YOUR INSTRUCTIONS:
Copy out, with no alterations, the lines below running from the one containing "What TikZ code" to the one containing "minimum width=124, minimum", inclusive at each end; pictures are omitted.

RECORDS SUPPLIED:
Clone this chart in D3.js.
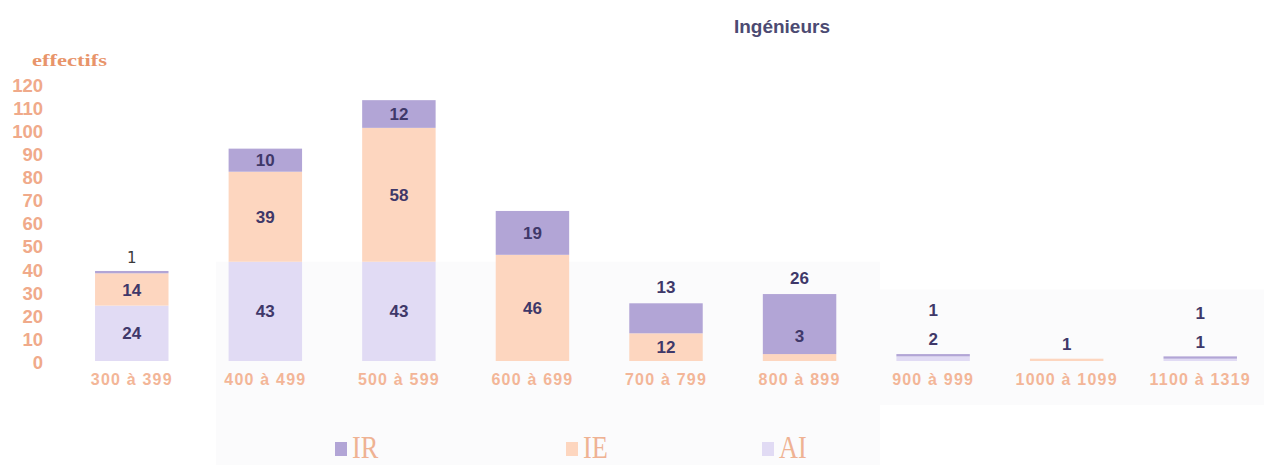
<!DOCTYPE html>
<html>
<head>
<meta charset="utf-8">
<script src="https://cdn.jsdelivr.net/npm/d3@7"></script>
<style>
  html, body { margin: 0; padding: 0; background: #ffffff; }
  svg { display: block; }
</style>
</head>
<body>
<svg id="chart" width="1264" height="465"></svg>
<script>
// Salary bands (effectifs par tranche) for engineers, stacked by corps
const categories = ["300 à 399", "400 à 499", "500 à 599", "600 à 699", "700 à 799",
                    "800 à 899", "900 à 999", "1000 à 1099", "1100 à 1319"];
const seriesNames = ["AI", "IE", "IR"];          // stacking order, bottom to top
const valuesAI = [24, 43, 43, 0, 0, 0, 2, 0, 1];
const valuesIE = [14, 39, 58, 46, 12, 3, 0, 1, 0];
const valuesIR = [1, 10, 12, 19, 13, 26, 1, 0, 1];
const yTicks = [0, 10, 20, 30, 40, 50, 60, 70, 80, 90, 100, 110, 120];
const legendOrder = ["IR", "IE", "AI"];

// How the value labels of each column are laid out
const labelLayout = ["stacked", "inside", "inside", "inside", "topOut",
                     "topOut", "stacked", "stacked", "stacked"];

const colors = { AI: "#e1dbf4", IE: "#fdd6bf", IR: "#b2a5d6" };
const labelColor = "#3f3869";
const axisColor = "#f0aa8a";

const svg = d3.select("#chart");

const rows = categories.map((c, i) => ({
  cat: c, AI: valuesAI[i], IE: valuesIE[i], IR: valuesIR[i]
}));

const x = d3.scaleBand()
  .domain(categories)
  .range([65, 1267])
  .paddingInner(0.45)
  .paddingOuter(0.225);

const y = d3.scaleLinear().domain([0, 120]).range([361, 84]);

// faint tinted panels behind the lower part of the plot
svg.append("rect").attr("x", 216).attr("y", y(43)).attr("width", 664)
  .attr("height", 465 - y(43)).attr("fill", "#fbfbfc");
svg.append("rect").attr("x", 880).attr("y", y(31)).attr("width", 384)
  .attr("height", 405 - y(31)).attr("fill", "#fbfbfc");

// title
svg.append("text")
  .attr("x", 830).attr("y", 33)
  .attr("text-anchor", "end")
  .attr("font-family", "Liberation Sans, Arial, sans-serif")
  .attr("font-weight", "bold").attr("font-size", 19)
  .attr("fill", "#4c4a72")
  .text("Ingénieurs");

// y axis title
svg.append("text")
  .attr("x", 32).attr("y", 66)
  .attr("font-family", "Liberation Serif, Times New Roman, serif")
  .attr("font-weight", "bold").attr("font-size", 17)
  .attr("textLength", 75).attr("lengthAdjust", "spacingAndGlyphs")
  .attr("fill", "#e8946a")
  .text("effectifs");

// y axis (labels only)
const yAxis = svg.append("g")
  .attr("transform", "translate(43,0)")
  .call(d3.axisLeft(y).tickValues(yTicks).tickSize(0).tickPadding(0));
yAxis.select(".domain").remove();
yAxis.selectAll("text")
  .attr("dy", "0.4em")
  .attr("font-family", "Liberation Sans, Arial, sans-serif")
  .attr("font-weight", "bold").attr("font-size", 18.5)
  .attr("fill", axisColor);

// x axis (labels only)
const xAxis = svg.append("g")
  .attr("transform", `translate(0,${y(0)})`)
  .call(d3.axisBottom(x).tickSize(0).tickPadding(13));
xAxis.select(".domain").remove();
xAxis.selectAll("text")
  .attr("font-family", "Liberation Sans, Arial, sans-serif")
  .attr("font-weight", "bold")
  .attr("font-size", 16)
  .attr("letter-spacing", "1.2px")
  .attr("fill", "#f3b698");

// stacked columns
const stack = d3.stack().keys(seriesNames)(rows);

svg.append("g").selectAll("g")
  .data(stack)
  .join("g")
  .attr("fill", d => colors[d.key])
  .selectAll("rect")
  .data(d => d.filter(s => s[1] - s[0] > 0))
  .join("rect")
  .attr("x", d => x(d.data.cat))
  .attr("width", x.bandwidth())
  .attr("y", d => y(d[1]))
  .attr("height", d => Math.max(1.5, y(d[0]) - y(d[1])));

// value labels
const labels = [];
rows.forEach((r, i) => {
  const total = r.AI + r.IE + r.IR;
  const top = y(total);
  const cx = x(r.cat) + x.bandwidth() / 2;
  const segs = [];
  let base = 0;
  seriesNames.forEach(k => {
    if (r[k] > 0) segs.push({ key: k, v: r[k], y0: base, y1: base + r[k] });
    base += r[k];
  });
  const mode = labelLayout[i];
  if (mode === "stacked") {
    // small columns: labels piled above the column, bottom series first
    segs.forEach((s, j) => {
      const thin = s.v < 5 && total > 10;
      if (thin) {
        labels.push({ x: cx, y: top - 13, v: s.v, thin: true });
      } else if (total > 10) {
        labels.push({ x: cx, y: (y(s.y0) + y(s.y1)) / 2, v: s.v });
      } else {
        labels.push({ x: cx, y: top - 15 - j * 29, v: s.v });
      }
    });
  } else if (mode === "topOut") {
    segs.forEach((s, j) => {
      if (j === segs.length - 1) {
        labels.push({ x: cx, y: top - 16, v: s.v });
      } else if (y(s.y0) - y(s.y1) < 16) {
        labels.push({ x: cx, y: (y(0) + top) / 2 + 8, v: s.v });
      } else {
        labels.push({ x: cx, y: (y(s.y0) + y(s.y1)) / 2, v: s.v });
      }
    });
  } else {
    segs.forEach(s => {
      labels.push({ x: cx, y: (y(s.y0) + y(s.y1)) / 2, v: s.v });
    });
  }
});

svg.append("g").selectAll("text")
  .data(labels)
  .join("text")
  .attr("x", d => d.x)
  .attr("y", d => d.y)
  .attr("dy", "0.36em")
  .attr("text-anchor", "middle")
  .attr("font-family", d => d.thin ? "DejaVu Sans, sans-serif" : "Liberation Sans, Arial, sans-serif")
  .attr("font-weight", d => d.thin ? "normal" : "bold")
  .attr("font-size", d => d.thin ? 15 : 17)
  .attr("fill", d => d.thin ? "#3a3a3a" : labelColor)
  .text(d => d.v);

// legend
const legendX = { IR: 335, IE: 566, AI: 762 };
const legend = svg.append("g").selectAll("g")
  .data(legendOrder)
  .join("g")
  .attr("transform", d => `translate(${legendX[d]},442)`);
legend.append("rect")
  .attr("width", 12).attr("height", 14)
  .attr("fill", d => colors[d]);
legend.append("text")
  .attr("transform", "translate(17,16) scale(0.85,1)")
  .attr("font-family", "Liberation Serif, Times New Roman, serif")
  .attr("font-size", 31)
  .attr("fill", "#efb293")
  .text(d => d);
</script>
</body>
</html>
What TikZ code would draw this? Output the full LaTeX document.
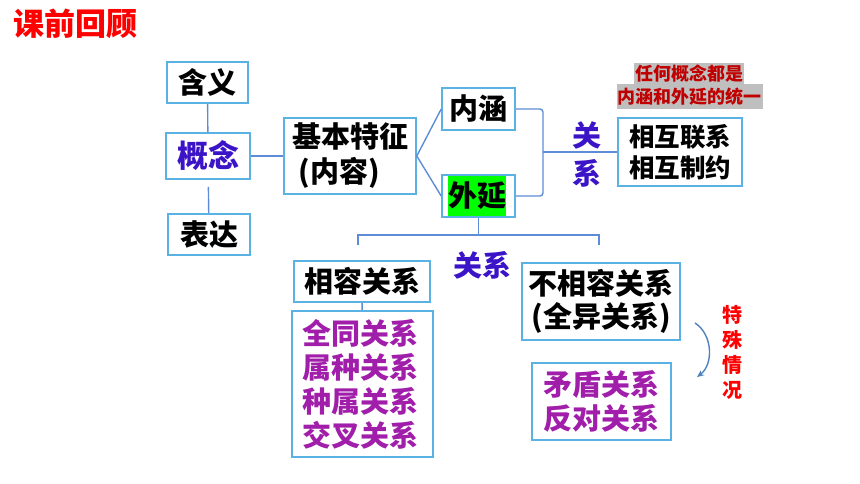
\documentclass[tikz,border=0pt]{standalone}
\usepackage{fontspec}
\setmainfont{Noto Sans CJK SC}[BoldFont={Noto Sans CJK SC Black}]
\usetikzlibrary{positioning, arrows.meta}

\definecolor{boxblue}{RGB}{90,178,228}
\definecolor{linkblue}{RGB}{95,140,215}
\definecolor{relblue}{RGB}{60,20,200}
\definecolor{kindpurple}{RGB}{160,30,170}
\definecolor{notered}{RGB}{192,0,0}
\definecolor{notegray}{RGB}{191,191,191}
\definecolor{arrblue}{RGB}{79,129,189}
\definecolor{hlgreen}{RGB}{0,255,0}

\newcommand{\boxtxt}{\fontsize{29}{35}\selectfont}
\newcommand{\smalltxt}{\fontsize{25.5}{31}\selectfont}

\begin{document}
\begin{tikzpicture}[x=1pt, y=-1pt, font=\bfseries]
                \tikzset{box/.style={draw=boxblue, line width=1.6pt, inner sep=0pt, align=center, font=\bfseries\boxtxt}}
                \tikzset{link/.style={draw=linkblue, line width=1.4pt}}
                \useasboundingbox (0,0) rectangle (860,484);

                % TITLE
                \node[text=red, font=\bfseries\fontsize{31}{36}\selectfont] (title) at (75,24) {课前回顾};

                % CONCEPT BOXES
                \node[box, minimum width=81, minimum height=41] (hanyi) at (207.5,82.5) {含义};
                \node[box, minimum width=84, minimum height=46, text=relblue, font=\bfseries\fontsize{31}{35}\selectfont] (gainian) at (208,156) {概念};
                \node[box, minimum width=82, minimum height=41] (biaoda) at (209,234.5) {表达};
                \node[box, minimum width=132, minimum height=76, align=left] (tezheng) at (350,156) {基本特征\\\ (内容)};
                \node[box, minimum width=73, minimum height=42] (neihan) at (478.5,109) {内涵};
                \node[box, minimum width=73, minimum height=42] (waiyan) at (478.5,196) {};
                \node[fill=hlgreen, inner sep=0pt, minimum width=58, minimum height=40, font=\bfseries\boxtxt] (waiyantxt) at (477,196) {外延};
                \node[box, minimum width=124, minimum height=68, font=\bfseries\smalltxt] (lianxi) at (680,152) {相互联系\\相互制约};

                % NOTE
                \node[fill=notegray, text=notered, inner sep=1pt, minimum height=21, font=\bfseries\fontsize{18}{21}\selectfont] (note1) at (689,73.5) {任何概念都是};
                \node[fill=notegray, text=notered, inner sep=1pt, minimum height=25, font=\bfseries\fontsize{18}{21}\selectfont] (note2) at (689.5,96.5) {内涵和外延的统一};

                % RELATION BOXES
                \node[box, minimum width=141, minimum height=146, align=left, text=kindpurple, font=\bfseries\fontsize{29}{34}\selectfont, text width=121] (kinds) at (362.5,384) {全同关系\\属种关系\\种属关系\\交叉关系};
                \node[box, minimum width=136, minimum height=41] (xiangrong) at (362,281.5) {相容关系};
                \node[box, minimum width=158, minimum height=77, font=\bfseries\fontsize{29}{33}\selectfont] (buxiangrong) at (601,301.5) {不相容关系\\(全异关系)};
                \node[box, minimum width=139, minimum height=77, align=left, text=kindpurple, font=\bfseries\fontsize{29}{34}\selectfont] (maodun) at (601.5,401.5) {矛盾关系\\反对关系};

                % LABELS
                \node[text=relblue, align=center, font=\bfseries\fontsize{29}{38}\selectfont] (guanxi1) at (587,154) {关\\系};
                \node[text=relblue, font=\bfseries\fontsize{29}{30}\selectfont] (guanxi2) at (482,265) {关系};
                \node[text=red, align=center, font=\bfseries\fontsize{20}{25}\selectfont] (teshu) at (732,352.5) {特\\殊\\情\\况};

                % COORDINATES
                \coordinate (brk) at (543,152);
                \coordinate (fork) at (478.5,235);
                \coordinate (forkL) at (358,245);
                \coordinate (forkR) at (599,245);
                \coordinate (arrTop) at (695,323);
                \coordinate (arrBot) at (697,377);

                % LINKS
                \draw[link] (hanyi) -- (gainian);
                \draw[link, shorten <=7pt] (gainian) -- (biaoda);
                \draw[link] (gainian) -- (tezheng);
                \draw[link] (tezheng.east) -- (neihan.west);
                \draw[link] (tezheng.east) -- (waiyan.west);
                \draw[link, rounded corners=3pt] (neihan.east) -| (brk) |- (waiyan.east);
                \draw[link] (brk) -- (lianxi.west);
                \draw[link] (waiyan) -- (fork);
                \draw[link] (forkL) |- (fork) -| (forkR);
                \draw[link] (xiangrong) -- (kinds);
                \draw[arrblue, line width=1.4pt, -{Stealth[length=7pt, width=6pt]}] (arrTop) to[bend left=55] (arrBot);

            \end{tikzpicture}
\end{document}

SOLUTION TO THIS EXERCISE:
What TikZ code would draw this? Output the full LaTeX document.
\documentclass[tikz,border=0pt]{standalone}
\usepackage{fontspec}
\setmainfont{Noto Sans CJK SC}[BoldFont={Noto Sans CJK SC Black}]
\usetikzlibrary{positioning, arrows.meta}

\definecolor{boxblue}{RGB}{90,178,228}
\definecolor{linkblue}{RGB}{95,140,215}
\definecolor{relblue}{RGB}{60,20,200}
\definecolor{kindpurple}{RGB}{160,30,170}
\definecolor{notered}{RGB}{192,0,0}
\definecolor{notegray}{RGB}{191,191,191}
\definecolor{arrblue}{RGB}{79,129,189}
\definecolor{hlgreen}{RGB}{0,255,0}

\newcommand{\boxtxt}{\fontsize{29}{35}\selectfont}
\newcommand{\smalltxt}{\fontsize{25.5}{31}\selectfont}

\begin{document}
\begin{tikzpicture}[x=1pt, y=-1pt, font=\bfseries]
                \tikzset{box/.style={draw=boxblue, line width=1.6pt, inner sep=0pt, align=center, font=\bfseries\boxtxt}}
                \tikzset{link/.style={draw=linkblue, line width=1.4pt}}
                \useasboundingbox (0,0) rectangle (860,484);

                % TITLE
                \node[text=red, font=\bfseries\fontsize{31}{36}\selectfont] (title) at (75,24) {课前回顾};

                % CONCEPT BOXES
                \node[box, minimum width=81, minimum height=41] (hanyi) at (207.5,82.5) {含义};
                \node[box, minimum width=84, minimum height=46, text=relblue, font=\bfseries\fontsize{31}{35}\selectfont] (gainian) at (208,156) {概念};
                \node[box, minimum width=82, minimum height=41] (biaoda) at (209,234.5) {表达};
                \node[box, minimum width=132, minimum height=76, align=left] (tezheng) at (350,156) {基本特征\\\ (内容)};
                \node[box, minimum width=73, minimum height=42] (neihan) at (478.5,109) {内涵};
                \node[box, minimum width=73, minimum height=42] (waiyan) at (478.5,196) {};
                \node[fill=hlgreen, inner sep=0pt, minimum width=58, minimum height=40, font=\bfseries\boxtxt] (waiyantxt) at (477,196) {外延};
                \node[box, minimum width=124, minimum height=68, font=\bfseries\smalltxt] (lianxi) at (680,152) {相互联系\\相互制约};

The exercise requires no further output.